Hubei cuisine

Hubei cuisine, also known as Chu cuisine or E cuisine, is derived from the native cooking styles of Hubei Province in China.


Hubei cuisine has a history of more than 2,000 years. The names of dishes and cuisine styles can be found in ancient literature such as Chuci of Qu Yuan.


As Hubei has plenty of lakes, rivers and marshlands, freshwater produce are used as major ingredients in the local cuisine. A key ingredient that is found within many Hubei-style dishes is the lotus root.


Hubei cuisine emphasizes the preparation of ingredients and the matching of colors. It specializes in steaming techniques. Its style is influenced by the cooking methods of the cuisines of neighboring provinces such as Sichuan and Hunan.
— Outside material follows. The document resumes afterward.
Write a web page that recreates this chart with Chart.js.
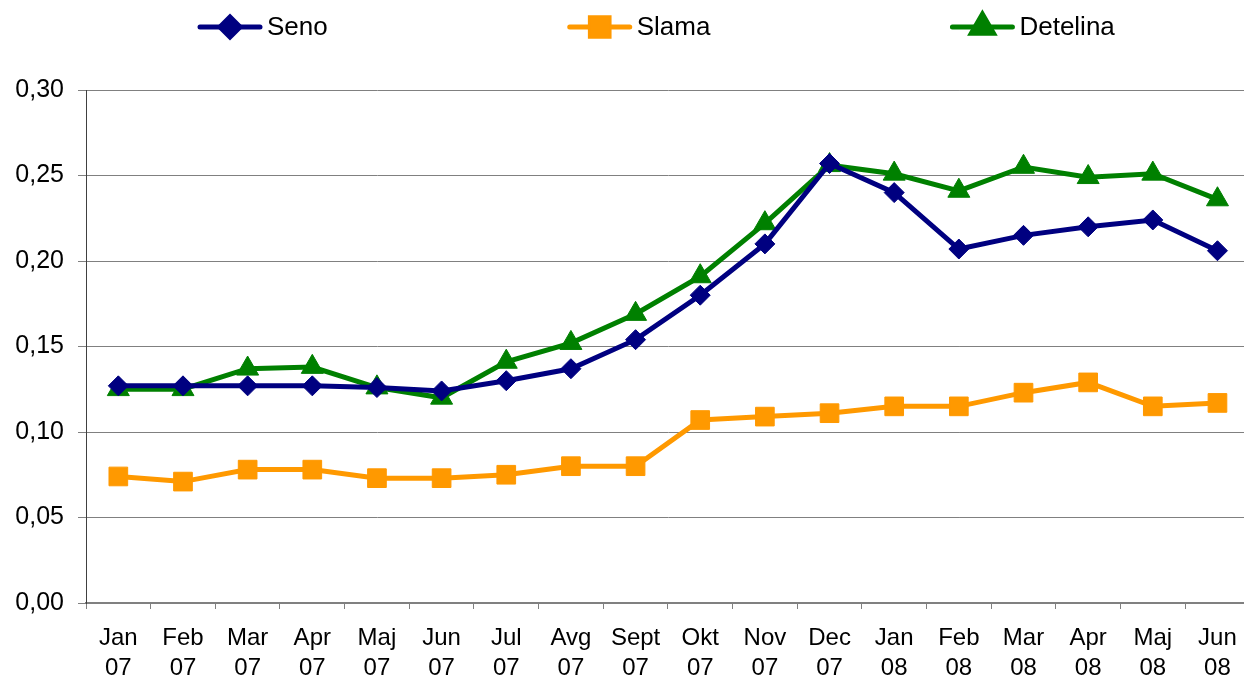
<!DOCTYPE html>
<html>
<head>
<meta charset="utf-8">
<script src="https://cdn.jsdelivr.net/npm/chart.js@4/dist/chart.umd.min.js"></script>
<style>
  html, body { margin: 0; padding: 0; background: #fff; overflow: hidden; }
  #wrap { width: 1264px; height: 677px; position: relative; }
</style>
</head>
<body>
<div id="wrap"><canvas id="c"></canvas></div>
<script>
const categories = [
  ['Jan','07'],['Feb','07'],['Mar','07'],['Apr','07'],['Maj','07'],['Jun','07'],
  ['Jul','07'],['Avg','07'],['Sept','07'],['Okt','07'],['Nov','07'],['Dec','07'],
  ['Jan','08'],['Feb','08'],['Mar','08'],['Apr','08'],['Maj','08'],['Jun','08']
];
const seno = [0.127, 0.127, 0.127, 0.127, 0.126, 0.124, 0.130, 0.137, 0.154, 0.180, 0.210, 0.257, 0.240, 0.207, 0.215, 0.220, 0.224, 0.206];
const slama = [0.074, 0.071, 0.078, 0.078, 0.073, 0.073, 0.075, 0.080, 0.080, 0.107, 0.109, 0.111, 0.115, 0.115, 0.123, 0.129, 0.115, 0.117];
const detelina = [0.125, 0.125, 0.137, 0.138, 0.126, 0.120, 0.141, 0.152, 0.169, 0.191, 0.222, 0.256, 0.251, 0.241, 0.255, 0.249, 0.251, 0.236];
const yTicks = [0, 0.05, 0.10, 0.15, 0.20, 0.25, 0.30];

const FONT = '"Liberation Sans", Arial, sans-serif';

const legendPlugin = {
  id: 'customLegend',
  afterDraw(chart) {
    const ctx = chart.ctx;
    ctx.save();
    ctx.font = '26px ' + FONT;
    ctx.textBaseline = 'middle';
    let x = 198;
    const y = 27;
    const gap = 240;
    chart.data.datasets.forEach(ds => {
      ctx.strokeStyle = ds.borderColor;
      ctx.lineWidth = 5;
      ctx.lineCap = 'round';
      ctx.beginPath();
      ctx.moveTo(x + 2, y);
      ctx.lineTo(x + 62, y);
      ctx.stroke();
      Chart.helpers.drawPoint(ctx, {
        pointStyle: ds.pointStyle,
        radius: ds.pointRadius,
        borderWidth: 1
      }, x + 32, y);
      ctx.fillStyle = ds.borderColor;
      ctx.fill();
      ctx.fillStyle = '#000';
      ctx.fillText(ds.label, x + 69, y + 1);
      const w = 69 + ctx.measureText(ds.label).width;
      x += w + gap;
    });
    ctx.restore();
  }
};

new Chart(document.getElementById('c'), {
  type: 'line',
  data: {
    labels: categories,
    datasets: [
      { label: 'Seno', data: seno, borderColor: '#000080', backgroundColor: '#000080',
        pointStyle: 'rectRot', pointRadius: 10, borderWidth: 5, pointBorderWidth: 1 },
      { label: 'Slama', data: slama, borderColor: '#FF9900', backgroundColor: '#FF9900',
        pointStyle: 'rect', pointRadius: 13.2, borderWidth: 5, pointBorderWidth: 1 },
      { label: 'Detelina', data: detelina, borderColor: '#008000', backgroundColor: '#008000',
        pointStyle: 'triangle', pointRadius: 12.7, borderWidth: 5, pointBorderWidth: 1 }
    ]
  },
  options: {
    responsive: true,
    maintainAspectRatio: false,
    animation: false,
    layout: { padding: { top: 90, left: 0, right: 0, bottom: 0 } },
    plugins: { legend: { display: false }, tooltip: { enabled: false } },
    elements: { line: { tension: 0 } },
    scales: {
      x: {
        type: 'category',
        offset: true,
        grid: { offset: true, drawOnChartArea: false, drawTicks: true, tickLength: 6, color: '#808080', lineWidth: 1 },
        border: { color: '#808080', width: 2 },
        ticks: { color: '#000', font: { family: FONT, size: 24, lineHeight: 1.25 }, padding: 14, maxRotation: 0, autoSkip: false },
        afterFit(scale) { scale.height = 74; }
      },
      y: {
        min: 0, max: 0.30,
        afterBuildTicks(scale) { scale.ticks = yTicks.map(v => ({ value: v })); },
        grid: { color: '#808080', lineWidth: 1, tickLength: 8, drawTicks: true },
        border: { color: '#404040', width: 1 },
        ticks: {
          color: '#000', font: { family: FONT, size: 25 }, padding: 14,
          callback: v => v.toFixed(2).replace('.', ',')
        },
        afterFit(scale) { scale.width = 86; }
      }
    }
  },
  plugins: [legendPlugin]
});
</script>
</body>
</html>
As a result, Hubei cuisine also uses dried hot pepper, black pepper and other spices to enhance the flavor of dishes.

Hubei cuisine comprises four distinct styles:

  • Wuhan style specializes in soups as well as noodle dishes, such as hot dry noodles. Additionally, Wuhan is famous for its dry pots, which are similar to hot pot but without the soup base.
  • Huangzhou style, which is more oily and tastes more salty than the others.
  • Jingzhou style, which specializes in fish dishes and uses steaming as the primary method of cooking.
  • Miao people style, which tastes thick, with the sour and hot most outstanding. It is found in the southwest of Hubei province.